### Task
Write out the data below in full, unchanged, minus the images.
[begin Supplied information]
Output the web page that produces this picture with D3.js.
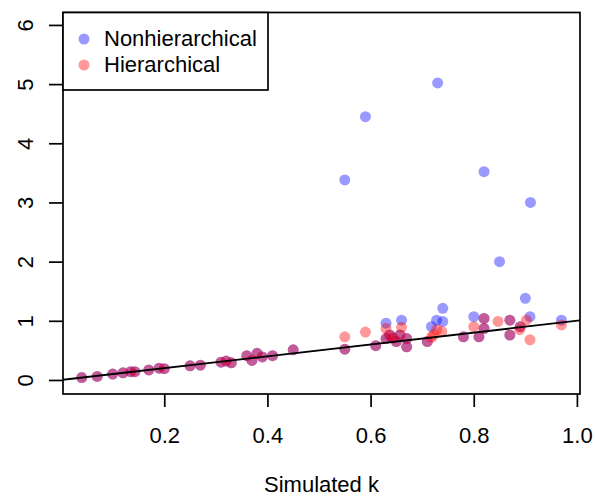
<!DOCTYPE html>
<html>
<head>
<meta charset="utf-8">
<script src="https://cdn.jsdelivr.net/npm/d3@7"></script>
<style>
  body { margin: 0; background: #fff; }
  svg { display: block; }
  text { font-family: "Liberation Sans", Arial, Helvetica, sans-serif; }
</style>
</head>
<body>
<svg id="chart" width="595" height="498"></svg>
<script>
// ---- data ----
const seriesNames = ["Nonhierarchical", "Hierarchical"];
const xTicks = [0.2, 0.4, 0.6, 0.8, 1.0];
const xTickLabels = ["0.2", "0.4", "0.6", "0.8", "1.0"];
const yTicks = [0, 1, 2, 3, 4, 5, 6];
const yTickLabels = ["0", "1", "2", "3", "4", "5", "6"];
const xTitle = "Simulated k";

const nonhierX = [0.04, 0.07, 0.10, 0.12, 0.135, 0.143, 0.17, 0.19, 0.20, 0.25, 0.27, 0.31, 0.32, 0.33, 0.36, 0.37, 0.38, 0.39, 0.41, 0.45,
  0.55, 0.55, 0.59, 0.61, 0.63, 0.63, 0.637, 0.643, 0.65, 0.66, 0.657, 0.67, 0.67, 0.71, 0.718, 0.728, 0.73, 0.74, 0.74,
  0.78, 0.80, 0.81, 0.82, 0.82, 0.82, 0.85, 0.87, 0.87, 0.89, 0.90, 0.909, 0.91, 0.97];
const nonhierY = [0.04, 0.06, 0.10, 0.12, 0.14, 0.14, 0.17, 0.20, 0.19, 0.24, 0.25, 0.30, 0.32, 0.29, 0.41, 0.33, 0.45, 0.39, 0.41, 0.51,
  3.38, 0.52, 4.45, 0.58, 0.96, 0.70, 0.76, 0.71, 0.65, 1.01, 0.76, 0.70, 0.56, 0.65, 0.90, 1.01, 5.02, 1.21, 0.99,
  0.73, 1.07, 0.73, 1.04, 0.87, 3.52, 2.00, 1.01, 0.76, 0.90, 1.38, 1.07, 3.00, 1.01];

const hierX = [0.04, 0.07, 0.10, 0.12, 0.135, 0.143, 0.17, 0.19, 0.20, 0.25, 0.27, 0.31, 0.32, 0.33, 0.36, 0.37, 0.38, 0.39, 0.41, 0.45,
  0.55, 0.55, 0.59, 0.61, 0.63, 0.63, 0.637, 0.643, 0.65, 0.66, 0.657, 0.67, 0.67, 0.71, 0.718, 0.722, 0.728, 0.738,
  0.78, 0.80, 0.81, 0.82, 0.82, 0.847, 0.87, 0.87, 0.89, 0.889, 0.902, 0.909, 0.97];
const hierY = [0.04, 0.06, 0.10, 0.12, 0.14, 0.14, 0.17, 0.20, 0.19, 0.24, 0.25, 0.30, 0.32, 0.29, 0.41, 0.33, 0.45, 0.39, 0.41, 0.51,
  0.73, 0.52, 0.81, 0.58, 0.87, 0.70, 0.76, 0.71, 0.65, 0.89, 0.76, 0.70, 0.56, 0.65, 0.72, 0.76, 0.85, 0.82,
  0.73, 0.90, 0.73, 1.04, 0.87, 0.99, 1.01, 0.76, 0.90, 0.85, 1.01, 0.68, 0.93];

const lineX = [0.0037, 1.006]; // reference line y = x over the plotted range

// ---- layout ----
const svg = d3.select("#chart");
const mLeft = 63, mRight = 580, mTop = 12.5, mBottom = 394;
const x = d3.scaleLinear().domain([0.0037, 1.006]).range([mLeft, mRight]);
const y = d3.scaleLinear().domain([-0.237, 6.21]).range([mBottom, mTop]);
const fontSize = 22;
const ptR = 5.5;
const colors = ["rgba(0,0,255,0.4)", "rgba(255,0,0,0.4)"];

// points
const nonhier = nonhierX.map((v, i) => ({ x: v, y: nonhierY[i] }));
const hier = hierX.map((v, i) => ({ x: v, y: hierY[i] }));

svg.append("g").selectAll("circle").data(nonhier).join("circle")
  .attr("cx", d => x(d.x)).attr("cy", d => y(d.y)).attr("r", ptR)
  .attr("fill", colors[0]);
svg.append("g").selectAll("circle").data(hier).join("circle")
  .attr("cx", d => x(d.x)).attr("cy", d => y(d.y)).attr("r", ptR)
  .attr("fill", colors[1]);

// reference line y = x
svg.append("line")
  .attr("x1", x(lineX[0])).attr("y1", y(lineX[0]))
  .attr("x2", x(lineX[1])).attr("y2", y(lineX[1]))
  .attr("stroke", "#000").attr("stroke-width", 1.8);

// box
svg.append("rect").attr("x", mLeft).attr("y", mTop)
  .attr("width", mRight - mLeft).attr("height", mBottom - mTop)
  .attr("fill", "none").attr("stroke", "#000").attr("stroke-width", 1.7);

// x axis
const xAxis = svg.append("g").attr("transform", `translate(0,${mBottom})`)
  .call(d3.axisBottom(x).tickValues(xTicks).tickFormat((d, i) => xTickLabels[i]).tickSize(13));
xAxis.select(".domain").remove();
xAxis.selectAll("line").attr("stroke", "#000").attr("stroke-width", 1.7);
xAxis.selectAll("text").attr("y", 49).attr("dy", 0)
  .style("font-size", fontSize + "px").style("font-family", "Liberation Sans, Arial, sans-serif").attr("fill", "#000");

// y axis
const yAxis = svg.append("g").attr("transform", `translate(${mLeft},0)`)
  .call(d3.axisLeft(y).tickValues(yTicks).tickFormat((d, i) => yTickLabels[i]).tickSize(14));
yAxis.select(".domain").remove();
yAxis.selectAll("line").attr("stroke", "#000").attr("stroke-width", 1.7);
yAxis.selectAll("text").attr("x", 0).attr("dy", 0)
  .attr("text-anchor", "middle")
  .attr("transform", "translate(-30,0) rotate(-90)")
  .style("font-size", fontSize + "px").style("font-family", "Liberation Sans, Arial, sans-serif").attr("fill", "#000");

// x title
svg.append("text").attr("x", (mLeft + mRight) / 2).attr("y", 492)
  .attr("text-anchor", "middle").style("font-size", fontSize + "px").text(xTitle);

// legend
const lg = svg.append("g");
lg.append("rect").attr("x", mLeft).attr("y", mTop).attr("width", 205).attr("height", 77.5)
  .attr("fill", "#fff").attr("stroke", "#000").attr("stroke-width", 1.7);
seriesNames.forEach((name, i) => {
  lg.append("circle").attr("cx", 84).attr("cy", 39 + i * 26).attr("r", ptR).attr("fill", colors[i]);
  lg.append("text").attr("x", 104).attr("y", 46 + i * 26)
    .style("font-size", fontSize + "px").text(name);
});
</script>
</body>
</html>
[end Supplied information]
### Reply
Output the web page that produces this picture with D3.js.
<!DOCTYPE html>
<html>
<head>
<meta charset="utf-8">
<script src="https://cdn.jsdelivr.net/npm/d3@7"></script>
<style>
  body { margin: 0; background: #fff; }
  svg { display: block; }
  text { font-family: "Liberation Sans", Arial, Helvetica, sans-serif; }
</style>
</head>
<body>
<svg id="chart" width="595" height="498"></svg>
<script>
// ---- data ----
const seriesNames = ["Nonhierarchical", "Hierarchical"];
const xTicks = [0.2, 0.4, 0.6, 0.8, 1.0];
const xTickLabels = ["0.2", "0.4", "0.6", "0.8", "1.0"];
const yTicks = [0, 1, 2, 3, 4, 5, 6];
const yTickLabels = ["0", "1", "2", "3", "4", "5", "6"];
const xTitle = "Simulated k";

const nonhierX = [0.04, 0.07, 0.10, 0.12, 0.135, 0.143, 0.17, 0.19, 0.20, 0.25, 0.27, 0.31, 0.32, 0.33, 0.36, 0.37, 0.38, 0.39, 0.41, 0.45,
  0.55, 0.55, 0.59, 0.61, 0.63, 0.63, 0.637, 0.643, 0.65, 0.66, 0.657, 0.67, 0.67, 0.71, 0.718, 0.728, 0.73, 0.74, 0.74,
  0.78, 0.80, 0.81, 0.82, 0.82, 0.82, 0.85, 0.87, 0.87, 0.89, 0.90, 0.909, 0.91, 0.97];
const nonhierY = [0.04, 0.06, 0.10, 0.12, 0.14, 0.14, 0.17, 0.20, 0.19, 0.24, 0.25, 0.30, 0.32, 0.29, 0.41, 0.33, 0.45, 0.39, 0.41, 0.51,
  3.38, 0.52, 4.45, 0.58, 0.96, 0.70, 0.76, 0.71, 0.65, 1.01, 0.76, 0.70, 0.56, 0.65, 0.90, 1.01, 5.02, 1.21, 0.99,
  0.73, 1.07, 0.73, 1.04, 0.87, 3.52, 2.00, 1.01, 0.76, 0.90, 1.38, 1.07, 3.00, 1.01];

const hierX = [0.04, 0.07, 0.10, 0.12, 0.135, 0.143, 0.17, 0.19, 0.20, 0.25, 0.27, 0.31, 0.32, 0.33, 0.36, 0.37, 0.38, 0.39, 0.41, 0.45,
  0.55, 0.55, 0.59, 0.61, 0.63, 0.63, 0.637, 0.643, 0.65, 0.66, 0.657, 0.67, 0.67, 0.71, 0.718, 0.722, 0.728, 0.738,
  0.78, 0.80, 0.81, 0.82, 0.82, 0.847, 0.87, 0.87, 0.89, 0.889, 0.902, 0.909, 0.97];
const hierY = [0.04, 0.06, 0.10, 0.12, 0.14, 0.14, 0.17, 0.20, 0.19, 0.24, 0.25, 0.30, 0.32, 0.29, 0.41, 0.33, 0.45, 0.39, 0.41, 0.51,
  0.73, 0.52, 0.81, 0.58, 0.87, 0.70, 0.76, 0.71, 0.65, 0.89, 0.76, 0.70, 0.56, 0.65, 0.72, 0.76, 0.85, 0.82,
  0.73, 0.90, 0.73, 1.04, 0.87, 0.99, 1.01, 0.76, 0.90, 0.85, 1.01, 0.68, 0.93];

const lineX = [0.0037, 1.006]; // reference line y = x over the plotted range

// ---- layout ----
const svg = d3.select("#chart");
const mLeft = 63, mRight = 580, mTop = 12.5, mBottom = 394;
const x = d3.scaleLinear().domain([0.0037, 1.006]).range([mLeft, mRight]);
const y = d3.scaleLinear().domain([-0.237, 6.21]).range([mBottom, mTop]);
const fontSize = 22;
const ptR = 5.5;
const colors = ["rgba(0,0,255,0.4)", "rgba(255,0,0,0.4)"];

// points
const nonhier = nonhierX.map((v, i) => ({ x: v, y: nonhierY[i] }));
const hier = hierX.map((v, i) => ({ x: v, y: hierY[i] }));

svg.append("g").selectAll("circle").data(nonhier).join("circle")
  .attr("cx", d => x(d.x)).attr("cy", d => y(d.y)).attr("r", ptR)
  .attr("fill", colors[0]);
svg.append("g").selectAll("circle").data(hier).join("circle")
  .attr("cx", d => x(d.x)).attr("cy", d => y(d.y)).attr("r", ptR)
  .attr("fill", colors[1]);

// reference line y = x
svg.append("line")
  .attr("x1", x(lineX[0])).attr("y1", y(lineX[0]))
  .attr("x2", x(lineX[1])).attr("y2", y(lineX[1]))
  .attr("stroke", "#000").attr("stroke-width", 1.8);

// box
svg.append("rect").attr("x", mLeft).attr("y", mTop)
  .attr("width", mRight - mLeft).attr("height", mBottom - mTop)
  .attr("fill", "none").attr("stroke", "#000").attr("stroke-width", 1.7);

// x axis
const xAxis = svg.append("g").attr("transform", `translate(0,${mBottom})`)
  .call(d3.axisBottom(x).tickValues(xTicks).tickFormat((d, i) => xTickLabels[i]).tickSize(13));
xAxis.select(".domain").remove();
xAxis.selectAll("line").attr("stroke", "#000").attr("stroke-width", 1.7);
xAxis.selectAll("text").attr("y", 49).attr("dy", 0)
  .style("font-size", fontSize + "px").style("font-family", "Liberation Sans, Arial, sans-serif").attr("fill", "#000");

// y axis
const yAxis = svg.append("g").attr("transform", `translate(${mLeft},0)`)
  .call(d3.axisLeft(y).tickValues(yTicks).tickFormat((d, i) => yTickLabels[i]).tickSize(14));
yAxis.select(".domain").remove();
yAxis.selectAll("line").attr("stroke", "#000").attr("stroke-width", 1.7);
yAxis.selectAll("text").attr("x", 0).attr("dy", 0)
  .attr("text-anchor", "middle")
  .attr("transform", "translate(-30,0) rotate(-90)")
  .style("font-size", fontSize + "px").style("font-family", "Liberation Sans, Arial, sans-serif").attr("fill", "#000");

// x title
svg.append("text").attr("x", (mLeft + mRight) / 2).attr("y", 492)
  .attr("text-anchor", "middle").style("font-size", fontSize + "px").text(xTitle);

// legend
const lg = svg.append("g");
lg.append("rect").attr("x", mLeft).attr("y", mTop).attr("width", 205).attr("height", 77.5)
  .attr("fill", "#fff").attr("stroke", "#000").attr("stroke-width", 1.7);
seriesNames.forEach((name, i) => {
  lg.append("circle").attr("cx", 84).attr("cy", 39 + i * 26).attr("r", ptR).attr("fill", colors[i]);
  lg.append("text").attr("x", 104).attr("y", 46 + i * 26)
    .style("font-size", fontSize + "px").text(name);
});
</script>
</body>
</html>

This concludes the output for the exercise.